Saban and Stoops are at the pinnacle of their profession. With the Sugar Bowl now behind them, they will both have a chance to coach in the NFL. If they are smart, they will resist the temptation.
Southern Cal’s Pete Carroll bombed as an NFL coach with the Patriots, but he’s the bomb at USC. The alumni revere him. The players respect him. The administration rewards him.
These days, there’s no reason for a college coach to go to the NFL. As recently as 10 years ago, the money discrepancy between pro and college was enormous. Not anymore. Now Stoops makes $2.5 million a year, which is more than many pro coaches make. And if the NFL came calling, you better believe Oklahoma would ante up even more to keep him.
The great college coaches are demigods who become magnified by their supporters, deified by their players. In pro sports, you become known but never loved. Longtime college coaches become legends like Bobby Bowden and Bobby Knight. Longtime pro coaches become afterthoughts like Lenny Wilkens and Dan Reeves.

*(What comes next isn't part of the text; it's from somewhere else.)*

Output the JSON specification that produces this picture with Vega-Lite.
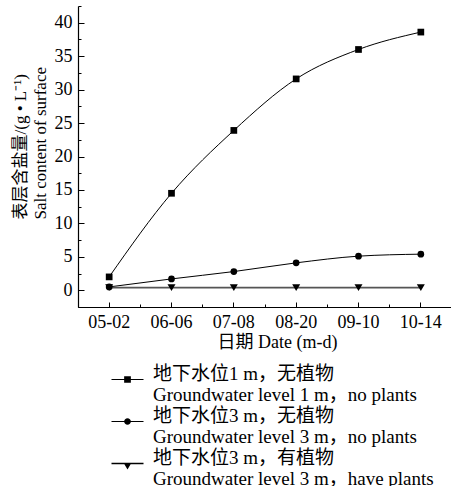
{
  "$schema": "https://vega.github.io/schema/vega-lite/v6.json",
  "width": 374,
  "height": 301,
  "autosize": {"type": "none"},
  "padding": {"left": 78, "top": 6, "right": 0, "bottom": 179},
  "background": "white",
  "config": {
    "font": "Liberation Serif, Noto Sans CJK SC",
    "view": {"stroke": null},
    "axis": {
      "domainColor": "black", "domainWidth": 1.2, "tickColor": "black", "tickWidth": 1,
      "labelColor": "black", "titleColor": "black", "grid": false,
      "labelFont": "Liberation Serif, Noto Sans CJK SC", "titleFont": "Liberation Serif, Noto Sans CJK SC",
      "labelFontSize": 18, "titleFontSize": 18, "titleFontWeight": "normal", "labelOverlap": false
    },
    "legend": {
      "labelFont": "Liberation Serif, Noto Sans CJK SC", "labelColor": "black",
      "symbolStrokeColor": "black", "symbolStrokeWidth": 1, "symbolFillColor": "black"
    }
  },
  "data": {
    "values": [
      {"date": "05-02", "series": "Groundwater level 1 m，no plants", "salt": 2.0},
      {"date": "06-06", "series": "Groundwater level 1 m，no plants", "salt": 14.5},
      {"date": "07-08", "series": "Groundwater level 1 m，no plants", "salt": 23.9},
      {"date": "08-20", "series": "Groundwater level 1 m，no plants", "salt": 31.6},
      {"date": "09-10", "series": "Groundwater level 1 m，no plants", "salt": 36.0},
      {"date": "10-14", "series": "Groundwater level 1 m，no plants", "salt": 38.6},
      {"date": "05-02", "series": "Groundwater level 3 m，no plants", "salt": 0.5},
      {"date": "06-06", "series": "Groundwater level 3 m，no plants", "salt": 1.7},
      {"date": "07-08", "series": "Groundwater level 3 m，no plants", "salt": 2.8},
      {"date": "08-20", "series": "Groundwater level 3 m，no plants", "salt": 4.1},
      {"date": "09-10", "series": "Groundwater level 3 m，no plants", "salt": 5.1},
      {"date": "10-14", "series": "Groundwater level 3 m，no plants", "salt": 5.4},
      {"date": "05-02", "series": "Groundwater level 3 m，have plants", "salt": 0.4},
      {"date": "06-06", "series": "Groundwater level 3 m，have plants", "salt": 0.4},
      {"date": "07-08", "series": "Groundwater level 3 m，have plants", "salt": 0.4},
      {"date": "08-20", "series": "Groundwater level 3 m，have plants", "salt": 0.4},
      {"date": "09-10", "series": "Groundwater level 3 m，have plants", "salt": 0.4},
      {"date": "10-14", "series": "Groundwater level 3 m，have plants", "salt": 0.4}
    ]
  },
  "layer": [
    {
      "mark": {"type": "line", "interpolate": "monotone"},
      "encoding": {
        "x": {
          "field": "date", "type": "ordinal",
          "scale": {"type": "band", "paddingInner": 0, "paddingOuter": 0},
          "axis": {
            "orient": "bottom",
            "title": "日期 Date (m-d)", "labelAngle": 0, "tickSize": -5, "labelPadding": 11,
            "titleX": 199, "titleY": 40, "titleBaseline": "alphabetic", "titleAlign": "center"
          }
        },
        "y": {
          "field": "salt", "type": "quantitative",
          "scale": {"domain": [-2.5, 42.5], "nice": false, "zero": false},
          "axis": {
            "orient": "left",
            "values": [0, 5, 10, 15, 20, 25, 30, 35, 40],
            "tickSize": -6, "labelPadding": 12,
            "title": ["表层含盐量/(g • L⁻¹)", "Salt content of surface"],
            "titleFontSize": 17, "titleLineHeight": 20, "titleAngle": -90,
            "titleAlign": "left", "titleBaseline": "alphabetic", "titleX": -53, "titleY": 213
          }
        },
        "detail": {"field": "series", "type": "nominal"},
        "stroke": {
          "condition": {"test": "datum.series == 'Groundwater level 3 m，have plants'", "value": "#555555"},
          "value": "black"
        },
        "strokeWidth": {
          "condition": {"test": "datum.series == 'Groundwater level 3 m，have plants'", "value": 1.6},
          "value": 1
        }
      }
    },
    {
      "mark": {"type": "point", "filled": true, "opacity": 1, "color": "black"},
      "encoding": {
        "x": {
          "field": "date", "type": "ordinal",
          "axis": {"orient": "bottom", "bandPosition": 0, "tickSize": -3, "labels": false, "domain": false, "title": null}
        },
        "y": {
          "field": "salt", "type": "quantitative",
          "axis": {
            "orient": "left",
            "values": [-2.5, 2.5, 7.5, 12.5, 17.5, 22.5, 27.5, 32.5, 37.5, 42.5],
            "tickSize": -3, "labels": false, "domain": false, "title": null
          }
        },
        "size": {
          "condition": {"test": "datum.series == 'Groundwater level 3 m，have plants'", "value": 64},
          "value": 45
        },
        "shape": {
          "field": "series", "type": "nominal",
          "scale": {
            "domain": ["Groundwater level 1 m，no plants", "Groundwater level 3 m，no plants", "Groundwater level 3 m，have plants"],
            "range": ["square", "circle", "triangle-down"]
          },
          "legend": null
        }
      }
    },
    {
      "transform": [{"filter": "datum.salt > 1000"}],
      "mark": {"type": "point", "filled": true, "opacity": 1, "fill": "black", "stroke": "black", "strokeWidth": 1},
      "encoding": {
        "x": {"field": "date", "type": "ordinal", "axis": null},
        "y": {"field": "salt", "type": "quantitative", "axis": null},
        "shape": {
          "field": "series", "type": "nominal",
          "scale": {
            "domain": ["Groundwater level 1 m，no plants", "Groundwater level 3 m，no plants", "Groundwater level 3 m，have plants"],
            "range": [
              "M-1,-0.035H1V0.035H-1ZM-0.21,-0.21H0.21V0.21H-0.21Z",
              "M-1,-0.035H1V0.035H-1ZM0.21,0L0.194,0.08L0.148,0.148L0.08,0.194L0,0.21L-0.08,0.194L-0.148,0.148L-0.194,0.08L-0.21,0L-0.194,-0.08L-0.148,-0.148L-0.08,-0.194L0,-0.21L0.08,-0.194L0.148,-0.148L0.194,-0.08Z",
              "M-1,-0.04H1V0.04H-1ZM-0.25,-0.05H0.25L0,0.38Z"
            ]
          },
          "legend": {
            "orient": "none", "legendX": 33, "legendY": 357, "title": null,
            "padding": 0, "symbolSize": 1024, "labelFontSize": 19, "labelLimit": 500,
            "labelOffset": 9, "labelBaseline": "alphabetic", "labelLineHeight": 20, "rowPadding": -3,
            "symbolStrokeColor": "black", "symbolStrokeWidth": 1, "symbolFillColor": "black", "symbolOpacity": 1,
            "labelExpr": "[datum.label == 'Groundwater level 1 m，no plants' ? '地下水位1 m，无植物' : datum.label == 'Groundwater level 3 m，no plants' ? '地下水位3 m，无植物' : '地下水位3 m，有植物', datum.label]"
          }
        }
      }
    }
  ],
  "resolve": {"axis": {"x": "independent", "y": "independent"}, "scale": {"shape": "independent"}}
}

“Why would Coach Stoops ever want to leave?” said Oklahoma defensive tackle Dusty Dvoracek. “He’s a mythical figure in the state of Oklahoma. He’s bigger than the governor.”
The top pro coaches may make a tad more money, but they have a much tougher gig. It’s much easier to motivate an underprivileged kid whose family lives in poverty than it is a millionaire who lives in a mansion.
“Once an NFL game is over, you can’t tell who’s won or lost unless they flash the score on the TV screen,” Stoops said. “All the players from both teams are laughing and hugging each other.”
Pitino may have said it best when he departed Kentucky for the NBA.
“It’s like I’m leaving Shangri-La,” he explained.
Unfortunately for Pitino, Spurrier and so many other college coaches, they leave paradise and enter another realm where they become misplaced, adrift.